Settle our issues before pact with IM: KIM
Source: The Sangai Express
Imphal, January 10 2018:
The Kuki Inpi Manipur (KIM) has sent a memorandum to the Prime Minister of India demanding that the grievances of the Kuki people, triggered by the genocide launched by the NSCN (IM), must first be settled before inking any final deal with the armed group.
In the memorandum the KIM noted that over 60 memoranda had been submitted/sent to five successive Prime Ministers of India out of which there were a couple of irresolute responses.
While stating the Government is in talks with NSCN (IM), KIM expressed that a solution to the deal is still beyond the horizon despite newspaper reports predicting an early and successful conclusion of the talks.
KIM went to the extent of stating whether at all it had been an agreement or disagreement, referring to the controversy surrounding the clandestine Framework Agreement.
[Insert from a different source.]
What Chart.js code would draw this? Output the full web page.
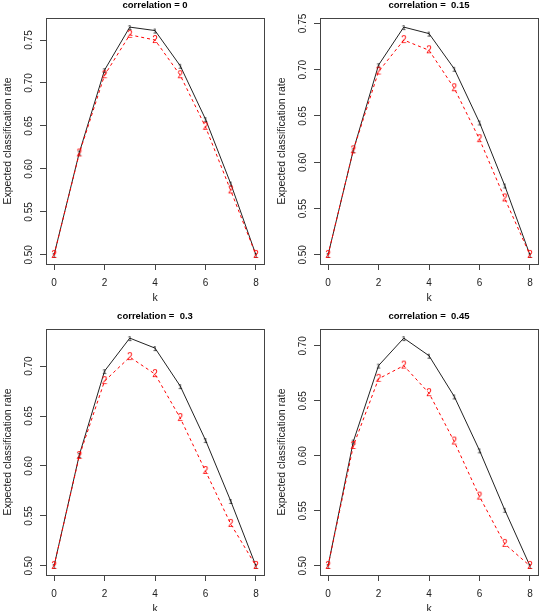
<!DOCTYPE html>
<html>
<head>
<meta charset="utf-8">
<script src="https://cdn.jsdelivr.net/npm/chart.js@4"></script>
<style>
    html, body { margin: 0; padding: 0; background: #fff; }
    #wrap { position: relative; width: 539px; height: 611px; overflow: hidden; background: #fff; }
    canvas { position: absolute; }
</style>
</head>
<body>
<div id="wrap">
    <canvas id="c1" width="269" height="311" style="left:0px;top:-6px"></canvas>
    <canvas id="c2" width="269" height="311" style="left:274px;top:-6px"></canvas>
    <canvas id="c3" width="269" height="311" style="left:0px;top:305px"></canvas>
    <canvas id="c4" width="269" height="311" style="left:274px;top:305px"></canvas>
</div>
<script>
// k values and tick labels
const kValues = [0, 1, 2, 3, 4, 5, 6, 7, 8];
const xTicks = [0, 2, 4, 6, 8];
const yTicks = [0.50, 0.55, 0.60, 0.65, 0.70, 0.75];

// correlation = 0
const black0 = [0.500, 0.619, 0.715, 0.765, 0.761, 0.720, 0.658, 0.583, 0.500];
const red0   = [0.500, 0.618, 0.709, 0.756, 0.750, 0.709, 0.649, 0.575, 0.500];
// correlation = 0.15
const black15 = [0.500, 0.613, 0.705, 0.746, 0.739, 0.701, 0.643, 0.575, 0.500];
const red15   = [0.500, 0.613, 0.698, 0.732, 0.721, 0.680, 0.625, 0.561, 0.500];
// correlation = 0.3
const black30 = [0.500, 0.611, 0.695, 0.728, 0.718, 0.680, 0.626, 0.565, 0.500];
const red30   = [0.500, 0.610, 0.685, 0.709, 0.692, 0.648, 0.595, 0.542, 0.500];
// correlation = 0.45
const black45 = [0.500, 0.613, 0.682, 0.707, 0.691, 0.654, 0.605, 0.551, 0.500];
const red45   = [0.500, 0.609, 0.670, 0.682, 0.657, 0.613, 0.563, 0.520, 0.500];

const FONT = '"Liberation Sans", Arial, Helvetica, sans-serif';
const AXIS_COLOR = '#444';

// small text glyphs used as point markers (like R's pch "1" / "2")
function glyph(ch, color, size) {
    const c = document.createElement('canvas');
    c.width = 14;
    c.height = 14;
    const g = c.getContext('2d');
    g.font = size + 'px ' + FONT;
    g.fillStyle = color;
    g.textAlign = 'center';
    g.textBaseline = 'middle';
    g.fillText(ch, 7, 7.5);
    return c;
}
const glyph1 = glyph('1', '#000', 8);
const glyph2 = glyph('2', '#ff0000', 10);

// frame around the plot region
const boxPlugin = {
    id: 'box',
    afterDatasetsDraw(chart) {
        const { ctx, chartArea: a } = chart;
        ctx.save();
        ctx.strokeStyle = AXIS_COLOR;
        ctx.lineWidth = 1;
        ctx.strokeRect(Math.round(a.left) + 0.5, Math.round(a.top) + 0.5,
            Math.round(a.right - a.left), Math.round(a.bottom - a.top));
        ctx.restore();
    }
};

function points(ys) {
    return kValues.map((k, i) => ({ x: k, y: ys[i] }));
}

function makeChart(id, title, black, red) {
    const lo = Math.min(...black, ...red);
    const hi = Math.max(...black, ...red);
    const yPad = (hi - lo) * 0.04;
    const xPad = (kValues[kValues.length - 1] - kValues[0]) * 0.04;
    const xMin = kValues[0] - xPad;
    const xMax = kValues[kValues.length - 1] + xPad;

    const ctx = document.getElementById(id).getContext('2d');
    return new Chart(ctx, {
        type: 'line',
        data: {
            datasets: [
                {
                    label: '2',
                    data: points(red),
                    borderColor: '#ff0000',
                    borderWidth: 1,
                    borderDash: [3, 3],
                    pointStyle: glyph2,
                    pointRadius: 4,
                    tension: 0,
                    fill: false
                },
                {
                    label: '1',
                    data: points(black),
                    borderColor: '#222',
                    borderWidth: 1,
                    pointStyle: glyph1,
                    pointRadius: 4,
                    tension: 0,
                    fill: false
                }
            ]
        },
        options: {
            responsive: false,
            animation: false,
            devicePixelRatio: 1,
            layout: { padding: { left: 0, right: 5, top: 0, bottom: 0 } },
            plugins: {
                legend: { display: false },
                tooltip: { enabled: false },
                title: { display: false }
            },
            scales: {
                x: {
                    type: 'linear',
                    position: 'bottom',
                    min: xMin,
                    max: xMax,
                    afterBuildTicks: s => { s.ticks = xTicks.map(v => ({ value: v })); },
                    afterFit: s => { s.height = 41; },
                    ticks: {
                        color: '#222',
                        font: { family: FONT, size: 10 },
                        padding: 7,
                        maxRotation: 0,
                        autoSkip: false,
                        callback: v => String(v)
                    },
                    grid: { drawOnChartArea: false, tickLength: 6, color: AXIS_COLOR },
                    border: { display: false },
                    title: {
                        display: true,
                        text: 'k',
                        color: '#222',
                        font: { family: FONT, size: 10.5 },
                        padding: { top: 0, bottom: 1 }
                    }
                },
                top: {
                    type: 'linear',
                    axis: 'x',
                    position: 'top',
                    min: xMin,
                    max: xMax,
                    afterFit: s => { s.height = 24; },
                    ticks: { display: false },
                    grid: { display: false },
                    border: { display: false },
                    title: {
                        display: true,
                        text: title,
                        color: '#000',
                        font: { family: FONT, size: 9.5, weight: 'bold' },
                        padding: { top: 6, bottom: 0 }
                    }
                },
                y: {
                    type: 'linear',
                    min: lo - yPad,
                    max: hi + yPad,
                    afterBuildTicks: s => {
                        s.ticks = yTicks
                            .filter(v => v >= s.min - 1e-9 && v <= s.max + 1e-9)
                            .map(v => ({ value: v }));
                    },
                    afterFit: s => { s.width = 46; },
                    ticks: {
                        color: '#222',
                        font: { family: FONT, size: 10 },
                        minRotation: 90,
                        maxRotation: 90,
                        crossAlign: 'center',
                        padding: 1,
                        autoSkip: false,
                        callback: v => Number(v).toFixed(2)
                    },
                    grid: { drawOnChartArea: false, tickLength: 6, color: AXIS_COLOR },
                    border: { display: false },
                    title: {
                        display: true,
                        text: 'Expected classification rate',
                        color: '#222',
                        font: { family: FONT, size: 10.5 },
                        padding: { top: 2, bottom: 0 }
                    }
                }
            }
        },
        plugins: [boxPlugin]
    });
}

makeChart('c1', 'correlation = 0', black0, red0);
makeChart('c2', 'correlation =  0.15', black15, red15);
makeChart('c3', 'correlation =  0.3', black30, red30);
makeChart('c4', 'correlation =  0.45', black45, red45);
</script>
</body>
</html>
KIM said that Manipur is inhabited by different communities and no one can take the land without the consent of the natives.
Referring to historical facts, it mentioned the Kukis had resisted the British on several occasions and most notably in the Anglo-Kuki War that was fought between 1917 and 1919.The memorandum also questioned why the Government of India had failed to make a separate State for the Kukis like those of Nagaland and Mizoram.
Instead, the Kukis had only been facing bloody onslaught as in the genocide perpetrated by the Nagas under the command of the NSCN (IM) and the United Naga Council in the 1990s.KIM also expressed its disapproval that the Government is in talks with a group which is responsible for the genocide while the Kukis have been ignored all along.
Giving figures, KIM mentioned that 905 Kukis were killed, 360 of their villages razed to the ground and 100000 of them displaced.
In the memorandum, the KIM pleaded that the Kukis must be resettled before the Indo-Naga peace deal is finalised.
Manipur has been turned into a killing field for the last many decades and the fact cannot remain hidden before the world community, the statement concluded.